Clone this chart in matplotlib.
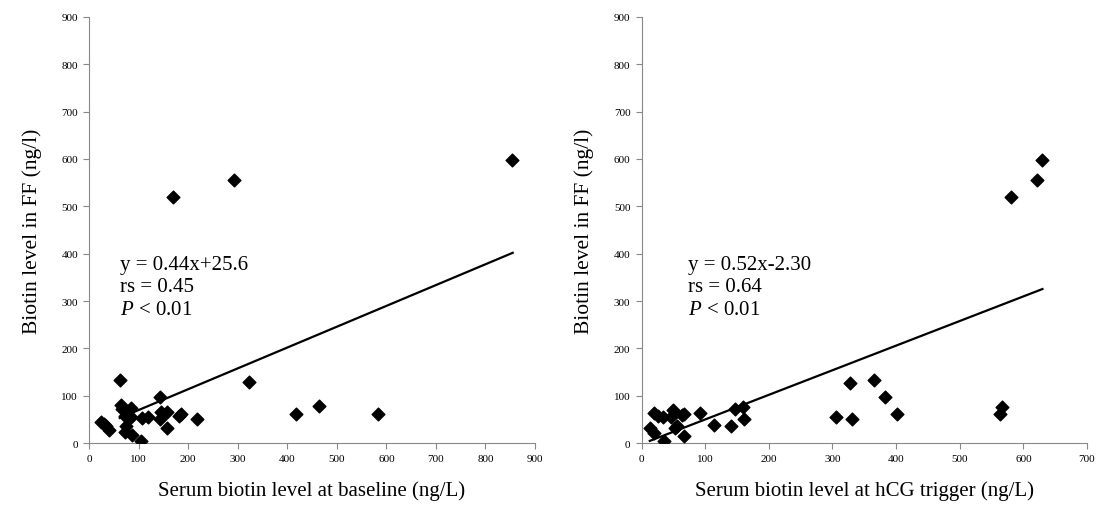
import matplotlib
matplotlib.use('Agg')
import matplotlib.pyplot as plt
import numpy as np

# left panel: serum biotin at baseline vs FF biotin
base_x = [25, 35, 40, 30, 63, 65, 67, 84, 72, 84, 75, 73, 87, 104, 107, 119,
          144, 143, 146, 158, 158, 181, 185, 217, 322, 418, 464, 584, 170, 292, 853]
base_y = [44, 36, 28, 40, 133, 80, 72, 73, 57, 54, 35, 24, 17, 5, 53, 54,
          98, 51, 66, 65, 31, 57, 62, 51, 128, 62, 79, 61, 520, 556, 597]

# right panel: serum biotin at hCG trigger vs FF biotin
hcg_x = [19, 26, 33, 50, 47, 63, 67, 13, 20, 35, 56, 53, 67, 92, 114, 140,
         147, 160, 161, 306, 328, 330, 366, 382, 402, 563, 566, 580, 621, 630]
hcg_y = [63, 57, 54, 69, 54, 60, 61, 31, 22, 4, 36, 31, 15, 63, 39, 35,
         72, 77, 51, 55, 127, 50, 133, 98, 61, 62, 77, 520, 555, 597]

# regression lines (slope, intercept, x range of drawn line)
base_fit = (0.44, 25.6, [62, 855])
hcg_fit = (0.52, -2.30, [13, 630])

base_text = ['y = 0.44x+25.6', 'rs = 0.45']
hcg_text = ['y = 0.52x-2.30', 'rs = 0.64']

plt.rcParams['font.family'] = ['Liberation Serif', 'DejaVu Serif']
plt.rcParams['mathtext.fontset'] = 'custom'
plt.rcParams['mathtext.it'] = 'Liberation Serif:italic'
plt.rcParams['mathtext.rm'] = 'Liberation Serif'

fig = plt.figure(figsize=(11.01, 5.06), dpi=100)
W, H = 1101, 506
ax1 = fig.add_axes([89 / W, 1 - 444 / H, (535 - 89) / W, (444 - 18) / H])
ax2 = fig.add_axes([641.5 / W, 1 - 444 / H, (1087 - 641.5) / W, (444 - 18) / H])


def draw(ax, xs, ys, fit, txt, xmax, xlabel, tx):
    ax.scatter(xs, ys, marker='D', s=42, color='black', zorder=3)
    a, b, xr = fit
    xr = np.array(xr)
    ax.plot(xr, a * xr + b, color='black', lw=1.6)
    ax.set_xlim(0, xmax)
    ax.set_ylim(0, 900)
    ax.set_xticks(np.arange(0, xmax + 1, 100))
    ax.set_yticks(np.arange(0, 901, 100))
    for s in ['top', 'right']:
        ax.spines[s].set_visible(False)
    for s in ['left', 'bottom']:
        ax.spines[s].set_color('#888888')
        ax.spines[s].set_linewidth(0.8)
    ax.tick_params(labelsize=8, length=4, color='#888888', width=0.8, pad=4)
    ax.set_xlabel(xlabel, fontsize=15, labelpad=12)
    ax.set_ylabel('Biotin level in FF (ng/l)', fontsize=15.5, labelpad=14)
    ax.text(tx, 398, txt[0] + '\n' + txt[1] + '\n' + r'$P$ < 0.01',
            fontsize=15, va='top', ha='left', linespacing=1.25)


draw(ax1, base_x, base_y, base_fit, base_text, 900,
     'Serum biotin level at baseline (ng/L)', 63)
draw(ax2, hcg_x, hcg_y, hcg_fit, hcg_text, 700,
     'Serum biotin level at hCG trigger (ng/L)', 73)

fig.savefig('out.png', dpi=100)
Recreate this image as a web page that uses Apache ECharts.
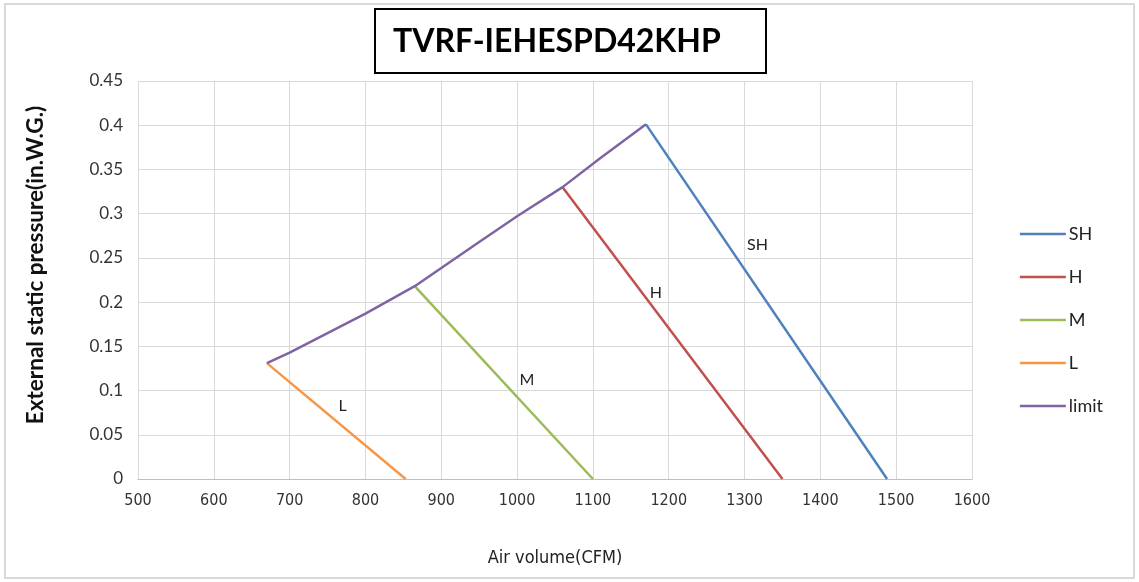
<!DOCTYPE html>
<html>
<head>
<meta charset="utf-8">
<script src="https://cdn.jsdelivr.net/npm/echarts@6/dist/echarts.min.js"></script>
<style>
  html, body { margin: 0; padding: 0; background: #fff; }
  #chart { width: 1139px; height: 582px; }
</style>
</head>
<body>
<div id="chart"></div>
<script>
// curves: [air volume, pressure]
const SH_PTS = [[1170, 0.401], [1488, 0]];
const H_PTS = [[1060, 0.330], [1350, 0]];
const M_PTS = [[865, 0.218], [1100, 0]];
const L_PTS = [[670, 0.131], [853, 0]];
const LIMIT_PTS = [[670, 0.131], [700, 0.143], [800, 0.187], [865, 0.218], [950, 0.268],
                   [1000, 0.297], [1060, 0.330], [1110, 0.363], [1170, 0.401]];

// where the little name tags sit
const TAG_POS = { SH: [1317, 0.265], H: [1183, 0.211], M: [1013, 0.112], L: [770, 0.083] };

const COLORS = { SH: '#4F81BD', H: '#C0504D', M: '#9BBB59', L: '#F79646', limit: '#8064A2' };

const NARROW = '"DejaVu Sans Condensed", "Liberation Sans Narrow", "Liberation Sans", sans-serif';

function lineSeries(name, pts) {
    let s = {
        name: name,
        type: 'line',
        data: pts,
        showSymbol: false,
        lineStyle: { color: COLORS[name], width: 2.5 },
        itemStyle: { color: COLORS[name] },
        z: name == 'limit' ? 3 : 2
    };
    if (TAG_POS[name]) {
        s.markPoint = {
            symbol: 'circle',
            symbolSize: 1,
            itemStyle: { color: 'transparent' },
            label: { show: true, formatter: name, color: '#222', fontSize: 16, fontFamily: 'Lato', position: 'inside' },
            data: [{ coord: TAG_POS[name] }]
        };
    }
    return s;
}

let chart = echarts.init(document.getElementById('chart'));
chart.setOption({
    animation: false,
    grid: { left: 138, right: 167, top: 81, bottom: 103 },
    graphic: [
        { type: 'rect', shape: { x: 5, y: 4, width: 1129, height: 574 },
          style: { fill: 'none', stroke: '#d9d9d9', lineWidth: 2 } },
        { type: 'rect', shape: { x: 375, y: 9, width: 391, height: 64 },
          style: { fill: '#fff', stroke: '#000', lineWidth: 2 } },
        { type: 'text', x: 393, y: 42,
          style: { text: 'TVRF-IEHESPD42KHP', fill: '#000', font: 'bold 32px Lato', textVerticalAlign: 'middle' } }
    ],
    legend: {
        orient: 'vertical',
        right: 31,
        top: 220,
        itemWidth: 46,
        itemHeight: 14,
        itemGap: 25,
        icon: 'path://M0,6 L46,6 L46,8.5 L0,8.5 Z',
        data: ['SH', 'H', 'M', 'L', 'limit'],
        textStyle: { fontSize: 18, fontFamily: 'Lato', color: '#222', padding: [0, 0, 0, -2] }
    },
    xAxis: {
        type: 'value',
        min: 500, max: 1600, interval: 100,
        name: 'Air volume(CFM)',
        nameLocation: 'middle',
        nameGap: 70,
        nameTextStyle: { fontSize: 18, fontFamily: NARROW, color: '#222' },
        axisLine: { show: true, lineStyle: { color: '#bfbfbf' } },
        axisTick: { show: false },
        axisLabel: { fontSize: 16, fontFamily: NARROW, color: '#333', margin: 14,
                     formatter: v => String(v) },
        splitLine: { show: true, lineStyle: { color: '#d9d9d9' } }
    },
    yAxis: {
        type: 'value',
        min: 0, max: 0.45, interval: 0.05,
        name: 'External static pressure(in.W.G.)',
        nameLocation: 'middle',
        nameGap: 91,
        nameTextStyle: { fontSize: 22.5, fontWeight: 'bold', fontFamily: 'Lato', color: '#111',
                         padding: [0, 0, 0, 30] },
        axisLine: { show: false },
        axisTick: { show: false },
        axisLabel: { fontSize: 17, fontFamily: 'Lato', color: '#333', margin: 15,
                     formatter: v => String(+v.toFixed(2)) },
        splitLine: { show: true, lineStyle: { color: '#d9d9d9' } }
    },
    series: [
        lineSeries('SH', SH_PTS),
        lineSeries('H', H_PTS),
        lineSeries('M', M_PTS),
        lineSeries('L', L_PTS),
        lineSeries('limit', LIMIT_PTS)
    ]
});
</script>
</body>
</html>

+ + + + + + +

> _Task requirements_
Drop the images and repeat the data exactly.

> _Reply_
Clone this chart in matplotlib.
import matplotlib
matplotlib.use('Agg')
import matplotlib.pyplot as plt
import numpy as np

# left panel: serum biotin at baseline vs FF biotin
base_x = [25, 35, 40, 30, 63, 65, 67, 84, 72, 84, 75, 73, 87, 104, 107, 119,
          144, 143, 146, 158, 158, 181, 185, 217, 322, 418, 464, 584, 170, 292, 853]
base_y = [44, 36, 28, 40, 133, 80, 72, 73, 57, 54, 35, 24, 17, 5, 53, 54,
          98, 51, 66, 65, 31, 57, 62, 51, 128, 62, 79, 61, 520, 556, 597]

# right panel: serum biotin at hCG trigger vs FF biotin
hcg_x = [19, 26, 33, 50, 47, 63, 67, 13, 20, 35, 56, 53, 67, 92, 114, 140,
         147, 160, 161, 306, 328, 330, 366, 382, 402, 563, 566, 580, 621, 630]
hcg_y = [63, 57, 54, 69, 54, 60, 61, 31, 22, 4, 36, 31, 15, 63, 39, 35,
         72, 77, 51, 55, 127, 50, 133, 98, 61, 62, 77, 520, 555, 597]

# regression lines (slope, intercept, x range of drawn line)
base_fit = (0.44, 25.6, [62, 855])
hcg_fit = (0.52, -2.30, [13, 630])

base_text = ['y = 0.44x+25.6', 'rs = 0.45']
hcg_text = ['y = 0.52x-2.30', 'rs = 0.64']

plt.rcParams['font.family'] = ['Liberation Serif', 'DejaVu Serif']
plt.rcParams['mathtext.fontset'] = 'custom'
plt.rcParams['mathtext.it'] = 'Liberation Serif:italic'
plt.rcParams['mathtext.rm'] = 'Liberation Serif'

fig = plt.figure(figsize=(11.01, 5.06), dpi=100)
W, H = 1101, 506
ax1 = fig.add_axes([89 / W, 1 - 444 / H, (535 - 89) / W, (444 - 18) / H])
ax2 = fig.add_axes([641.5 / W, 1 - 444 / H, (1087 - 641.5) / W, (444 - 18) / H])


def draw(ax, xs, ys, fit, txt, xmax, xlabel, tx):
    ax.scatter(xs, ys, marker='D', s=42, color='black', zorder=3)
    a, b, xr = fit
    xr = np.array(xr)
    ax.plot(xr, a * xr + b, color='black', lw=1.6)
    ax.set_xlim(0, xmax)
    ax.set_ylim(0, 900)
    ax.set_xticks(np.arange(0, xmax + 1, 100))
    ax.set_yticks(np.arange(0, 901, 100))
    for s in ['top', 'right']:
        ax.spines[s].set_visible(False)
    for s in ['left', 'bottom']:
        ax.spines[s].set_color('#888888')
        ax.spines[s].set_linewidth(0.8)
    ax.tick_params(labelsize=8, length=4, color='#888888', width=0.8, pad=4)
    ax.set_xlabel(xlabel, fontsize=15, labelpad=12)
    ax.set_ylabel('Biotin level in FF (ng/l)', fontsize=15.5, labelpad=14)
    ax.text(tx, 398, txt[0] + '\n' + txt[1] + '\n' + r'$P$ < 0.01',
            fontsize=15, va='top', ha='left', linespacing=1.25)


draw(ax1, base_x, base_y, base_fit, base_text, 900,
     'Serum biotin level at baseline (ng/L)', 63)
draw(ax2, hcg_x, hcg_y, hcg_fit, hcg_text, 700,
     'Serum biotin level at hCG trigger (ng/L)', 73)

fig.savefig('out.png', dpi=100)
Recreate this image as a web page that uses Apache ECharts.
<!DOCTYPE html>
<html>
<head>
<meta charset="utf-8">
<script src="https://cdn.jsdelivr.net/npm/echarts@6/dist/echarts.min.js"></script>
<style>
  html, body { margin: 0; padding: 0; background: #fff; }
  #chart { width: 1139px; height: 582px; }
</style>
</head>
<body>
<div id="chart"></div>
<script>
// curves: [air volume, pressure]
const SH_PTS = [[1170, 0.401], [1488, 0]];
const H_PTS = [[1060, 0.330], [1350, 0]];
const M_PTS = [[865, 0.218], [1100, 0]];
const L_PTS = [[670, 0.131], [853, 0]];
const LIMIT_PTS = [[670, 0.131], [700, 0.143], [800, 0.187], [865, 0.218], [950, 0.268],
                   [1000, 0.297], [1060, 0.330], [1110, 0.363], [1170, 0.401]];

// where the little name tags sit
const TAG_POS = { SH: [1317, 0.265], H: [1183, 0.211], M: [1013, 0.112], L: [770, 0.083] };

const COLORS = { SH: '#4F81BD', H: '#C0504D', M: '#9BBB59', L: '#F79646', limit: '#8064A2' };

const NARROW = '"DejaVu Sans Condensed", "Liberation Sans Narrow", "Liberation Sans", sans-serif';

function lineSeries(name, pts) {
    let s = {
        name: name,
        type: 'line',
        data: pts,
        showSymbol: false,
        lineStyle: { color: COLORS[name], width: 2.5 },
        itemStyle: { color: COLORS[name] },
        z: name == 'limit' ? 3 : 2
    };
    if (TAG_POS[name]) {
        s.markPoint = {
            symbol: 'circle',
            symbolSize: 1,
            itemStyle: { color: 'transparent' },
            label: { show: true, formatter: name, color: '#222', fontSize: 16, fontFamily: 'Lato', position: 'inside' },
            data: [{ coord: TAG_POS[name] }]
        };
    }
    return s;
}

let chart = echarts.init(document.getElementById('chart'));
chart.setOption({
    animation: false,
    grid: { left: 138, right: 167, top: 81, bottom: 103 },
    graphic: [
        { type: 'rect', shape: { x: 5, y: 4, width: 1129, height: 574 },
          style: { fill: 'none', stroke: '#d9d9d9', lineWidth: 2 } },
        { type: 'rect', shape: { x: 375, y: 9, width: 391, height: 64 },
          style: { fill: '#fff', stroke: '#000', lineWidth: 2 } },
        { type: 'text', x: 393, y: 42,
          style: { text: 'TVRF-IEHESPD42KHP', fill: '#000', font: 'bold 32px Lato', textVerticalAlign: 'middle' } }
    ],
    legend: {
        orient: 'vertical',
        right: 31,
        top: 220,
        itemWidth: 46,
        itemHeight: 14,
        itemGap: 25,
        icon: 'path://M0,6 L46,6 L46,8.5 L0,8.5 Z',
        data: ['SH', 'H', 'M', 'L', 'limit'],
        textStyle: { fontSize: 18, fontFamily: 'Lato', color: '#222', padding: [0, 0, 0, -2] }
    },
    xAxis: {
        type: 'value',
        min: 500, max: 1600, interval: 100,
        name: 'Air volume(CFM)',
        nameLocation: 'middle',
        nameGap: 70,
        nameTextStyle: { fontSize: 18, fontFamily: NARROW, color: '#222' },
        axisLine: { show: true, lineStyle: { color: '#bfbfbf' } },
        axisTick: { show: false },
        axisLabel: { fontSize: 16, fontFamily: NARROW, color: '#333', margin: 14,
                     formatter: v => String(v) },
        splitLine: { show: true, lineStyle: { color: '#d9d9d9' } }
    },
    yAxis: {
        type: 'value',
        min: 0, max: 0.45, interval: 0.05,
        name: 'External static pressure(in.W.G.)',
        nameLocation: 'middle',
        nameGap: 91,
        nameTextStyle: { fontSize: 22.5, fontWeight: 'bold', fontFamily: 'Lato', color: '#111',
                         padding: [0, 0, 0, 30] },
        axisLine: { show: false },
        axisTick: { show: false },
        axisLabel: { fontSize: 17, fontFamily: 'Lato', color: '#333', margin: 15,
                     formatter: v => String(+v.toFixed(2)) },
        splitLine: { show: true, lineStyle: { color: '#d9d9d9' } }
    },
    series: [
        lineSeries('SH', SH_PTS),
        lineSeries('H', H_PTS),
        lineSeries('M', M_PTS),
        lineSeries('L', L_PTS),
        lineSeries('limit', LIMIT_PTS)
    ]
});
</script>
</body>
</html>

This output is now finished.